Speaking at the Consumer Analyst Group of New York conference yesterday (19 February), chief financial officer Jon Moeller said it hoped to “have negotiated and announced” all the deals “as early as this summer”, roughly one year from its initial announcement. Consequently, the brands should be under new ownership by 2016, allowing P&G to move into 2017 with its new range fully in place.

P&G has revealed 35 of the 100 brands it plans to boot out, spanning the breadth of its portfolio including Iams and smaller beauty products. Most noteworthy to date has been the sale of Duracell, which had annual sales of $2bn, to venture capitalists Berkshire Hathaway in exchange for the $4.7bn worth of shares it had in the P&G business.

The non-core brands are not bad businesses, Moeller insisted, they “simply do not play to our strengths”. A more focused will be much simpler for the business to market at a time when the company is searching for to improve profitability in a sustainable fashion.

Part of the gains will come from the company’s ongoing recalibration around more cost-effective marketing. Driven by the belief that digital media delivers higher ROI than TV or print, P&G is targeting savings from cheaper but better targeted digital media, search, social, video, and mobile.
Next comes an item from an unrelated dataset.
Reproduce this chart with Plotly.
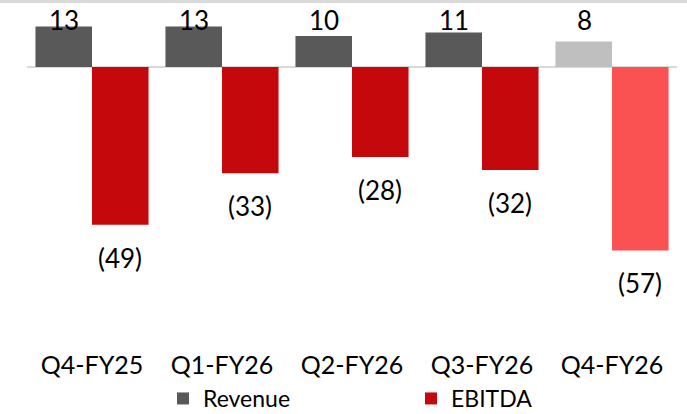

P&G cited its popular Super Bowl spot for feminist hygiene brand Always as an example of how it was benefiting commercially from the shift. In just over one week, this spot generated nearly 4.5bn free impressions and was seen by over 50 per cent of the target women aged between the 12 and 24 demographic.

“We achieved in store activation and retail customers representing about 80 per cent of North America sales resulting in a high-single digit sales increase with some retail partners. And Always pads weekly dollar sales were up 6 per cent ahead of the average week this fiscal year," claimed Moeller.

The FMCG company’s efforts to spur growth took a knock at the end of last year, forcing it to slash its sales target for its full financial year by 5 per cent, far more than planned. Sales slid 4 per cent year-on-year to $20.2bn in the three months to December.